DATA SEGMENT |

--- start ---

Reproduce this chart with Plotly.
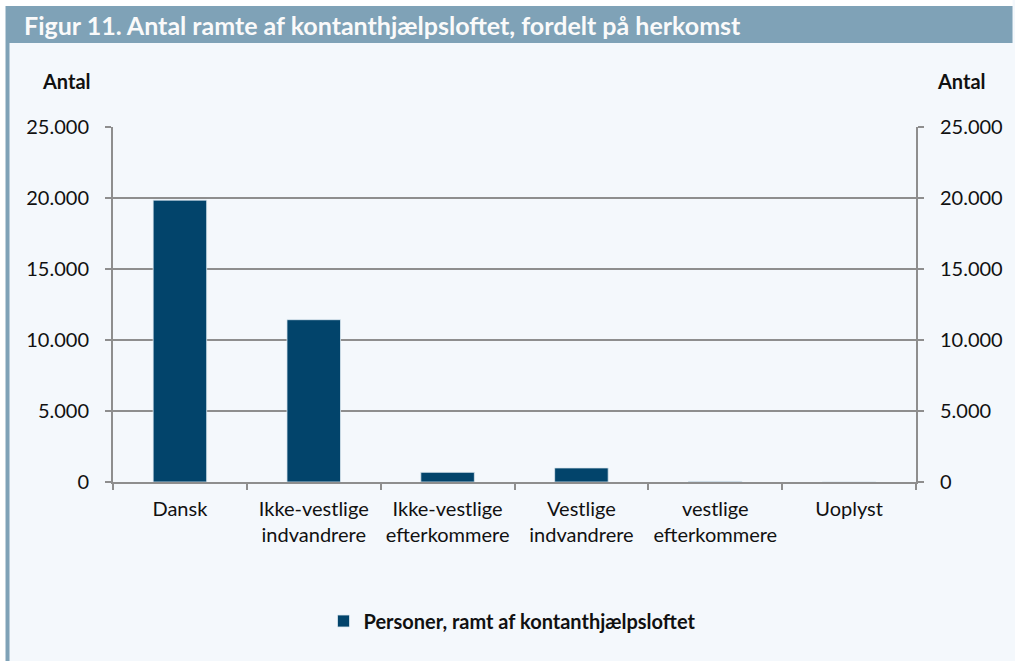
import plotly.graph_objects as go

categories = ["Dansk", "Ikke-vestlige<br>indvandrere", "Ikke-vestlige<br>efterkommere",
              "Vestlige<br>indvandrere", "vestlige<br>efterkommere", "Uoplyst"]
values = [19850, 11430, 680, 990, 40, 0]
tick_vals = [0, 5000, 10000, 15000, 20000, 25000]
series_name = "Personer, ramt af kontanthjælpsloftet"
title_text = "Figur 11. Antal ramte af kontanthjælpsloftet, fordelt på herkomst"

W, H = 1015, 661
L, R, T, B = 113, 920, 127, 482

def px(x):
    return (x - L) / (R - L)

def py(y):
    return (B - y) / (B - T)

BAR = "#02446B"
GRID = "#8E8E8E"
BG = "#F4F8FC"
FRAME = "#7FA2B7"
FONT = "Lato"

fig = go.Figure()
fig.add_trace(go.Bar(x=categories, y=values, name=series_name,
                     marker=dict(color=BAR, line=dict(color="#DDE8F0", width=0.8)), width=0.4))
fig.add_trace(go.Scatter(x=categories, y=values, yaxis="y2", mode="markers", marker=dict(opacity=0),
                         showlegend=False, hoverinfo="skip"))

shapes = [
    # white margin on top and left
    dict(type="rect", xref="paper", yref="paper", x0=px(-2), x1=px(W + 2), y0=py(6), y1=py(-2),
         fillcolor="white", line=dict(width=0), layer="below"),
    dict(type="rect", xref="paper", yref="paper", x0=px(-2), x1=px(5), y0=py(H + 2), y1=py(-2),
         fillcolor="white", line=dict(width=0), layer="below"),
    # left strip
    dict(type="rect", xref="paper", yref="paper", x0=px(5), x1=px(9), y0=py(H + 2), y1=py(43),
         fillcolor=FRAME, line=dict(width=0), layer="below"),
    # header
    dict(type="rect", xref="paper", yref="paper", x0=px(5), x1=px(W + 2), y0=py(43), y1=py(6),
         fillcolor=FRAME, line=dict(width=0), layer="below"),
]

annotations = [
    dict(text="<b>" + title_text + "</b>", xref="paper", yref="paper", x=px(22), y=py(25),
         xanchor="left", yanchor="middle", showarrow=False,
         font=dict(family=FONT, size=25, color="#FAFAFA")),
    dict(text="<b>Antal</b>", xref="paper", yref="paper", x=px(66), y=py(81),
         xanchor="center", yanchor="middle", showarrow=False,
         font=dict(family=FONT, size=20, color="#111111")),
    dict(text="<b>Antal</b>", xref="paper", yref="paper", x=px(966), y=py(81),
         xanchor="center", yanchor="middle", showarrow=False,
         font=dict(family=FONT, size=20, color="#111111")),
]

yax = dict(range=[0, 25000], tickvals=tick_vals, tickformat=",d", showgrid=True, gridcolor=GRID, gridwidth=1.5,
           showline=True, linecolor=GRID, linewidth=2, ticks="outside", ticklen=6, tickcolor=GRID, tickwidth=1.5,
           ticklabelstandoff=12,
           tickfont=dict(family=FONT, size=20, color="#111111"), zeroline=False, fixedrange=True)

fig.update_layout(
    width=W, height=H,
    margin=dict(l=L, r=W - R, t=T, b=H - B),
    paper_bgcolor=BG, plot_bgcolor="rgba(0,0,0,0)",
    separators=",.",
    font=dict(family=FONT, color="#111111"),
    xaxis=dict(showline=True, linecolor=GRID, linewidth=2, ticks="outside", tickson="boundaries",
               ticklen=6, tickcolor=GRID, tickwidth=1.5, ticklabelstandoff=8,
               tickfont=dict(family=FONT, size=20, color="#111111"), showgrid=False, fixedrange=True),
    yaxis=yax,
    yaxis2=dict(yax, overlaying="y", side="right", showgrid=False),
    showlegend=True,
    legend=dict(orientation="h", x=px(514), xanchor="center", y=py(621), yanchor="middle",
                font=dict(family=FONT, size=20, color="#111111", weight="bold"), bgcolor="rgba(0,0,0,0)"),
    shapes=shapes, annotations=annotations,
    bargap=0.6,
)

fig.write_html(
    "out.html",
    config={"displayModeBar": False},
    post_script=("document.documentElement.style.overflow='hidden';"
                 "document.body.style.margin='0px';document.body.style.overflow='hidden';"
                 "document.body.style.background='" + BG + "';"),
)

--- end ---

Return all of the data exactly as written, and drop the pictures.

PROBLEM SOLUTION |
Reproduce this chart with Plotly.
import plotly.graph_objects as go

categories = ["Dansk", "Ikke-vestlige<br>indvandrere", "Ikke-vestlige<br>efterkommere",
              "Vestlige<br>indvandrere", "vestlige<br>efterkommere", "Uoplyst"]
values = [19850, 11430, 680, 990, 40, 0]
tick_vals = [0, 5000, 10000, 15000, 20000, 25000]
series_name = "Personer, ramt af kontanthjælpsloftet"
title_text = "Figur 11. Antal ramte af kontanthjælpsloftet, fordelt på herkomst"

W, H = 1015, 661
L, R, T, B = 113, 920, 127, 482

def px(x):
    return (x - L) / (R - L)

def py(y):
    return (B - y) / (B - T)

BAR = "#02446B"
GRID = "#8E8E8E"
BG = "#F4F8FC"
FRAME = "#7FA2B7"
FONT = "Lato"

fig = go.Figure()
fig.add_trace(go.Bar(x=categories, y=values, name=series_name,
                     marker=dict(color=BAR, line=dict(color="#DDE8F0", width=0.8)), width=0.4))
fig.add_trace(go.Scatter(x=categories, y=values, yaxis="y2", mode="markers", marker=dict(opacity=0),
                         showlegend=False, hoverinfo="skip"))

shapes = [
    # white margin on top and left
    dict(type="rect", xref="paper", yref="paper", x0=px(-2), x1=px(W + 2), y0=py(6), y1=py(-2),
         fillcolor="white", line=dict(width=0), layer="below"),
    dict(type="rect", xref="paper", yref="paper", x0=px(-2), x1=px(5), y0=py(H + 2), y1=py(-2),
         fillcolor="white", line=dict(width=0), layer="below"),
    # left strip
    dict(type="rect", xref="paper", yref="paper", x0=px(5), x1=px(9), y0=py(H + 2), y1=py(43),
         fillcolor=FRAME, line=dict(width=0), layer="below"),
    # header
    dict(type="rect", xref="paper", yref="paper", x0=px(5), x1=px(W + 2), y0=py(43), y1=py(6),
         fillcolor=FRAME, line=dict(width=0), layer="below"),
]

annotations = [
    dict(text="<b>" + title_text + "</b>", xref="paper", yref="paper", x=px(22), y=py(25),
         xanchor="left", yanchor="middle", showarrow=False,
         font=dict(family=FONT, size=25, color="#FAFAFA")),
    dict(text="<b>Antal</b>", xref="paper", yref="paper", x=px(66), y=py(81),
         xanchor="center", yanchor="middle", showarrow=False,
         font=dict(family=FONT, size=20, color="#111111")),
    dict(text="<b>Antal</b>", xref="paper", yref="paper", x=px(966), y=py(81),
         xanchor="center", yanchor="middle", showarrow=False,
         font=dict(family=FONT, size=20, color="#111111")),
]

yax = dict(range=[0, 25000], tickvals=tick_vals, tickformat=",d", showgrid=True, gridcolor=GRID, gridwidth=1.5,
           showline=True, linecolor=GRID, linewidth=2, ticks="outside", ticklen=6, tickcolor=GRID, tickwidth=1.5,
           ticklabelstandoff=12,
           tickfont=dict(family=FONT, size=20, color="#111111"), zeroline=False, fixedrange=True)

fig.update_layout(
    width=W, height=H,
    margin=dict(l=L, r=W - R, t=T, b=H - B),
    paper_bgcolor=BG, plot_bgcolor="rgba(0,0,0,0)",
    separators=",.",
    font=dict(family=FONT, color="#111111"),
    xaxis=dict(showline=True, linecolor=GRID, linewidth=2, ticks="outside", tickson="boundaries",
               ticklen=6, tickcolor=GRID, tickwidth=1.5, ticklabelstandoff=8,
               tickfont=dict(family=FONT, size=20, color="#111111"), showgrid=False, fixedrange=True),
    yaxis=yax,
    yaxis2=dict(yax, overlaying="y", side="right", showgrid=False),
    showlegend=True,
    legend=dict(orientation="h", x=px(514), xanchor="center", y=py(621), yanchor="middle",
                font=dict(family=FONT, size=20, color="#111111", weight="bold"), bgcolor="rgba(0,0,0,0)"),
    shapes=shapes, annotations=annotations,
    bargap=0.6,
)

fig.write_html(
    "out.html",
    config={"displayModeBar": False},
    post_script=("document.documentElement.style.overflow='hidden';"
                 "document.body.style.margin='0px';document.body.style.overflow='hidden';"
                 "document.body.style.background='" + BG + "';"),
)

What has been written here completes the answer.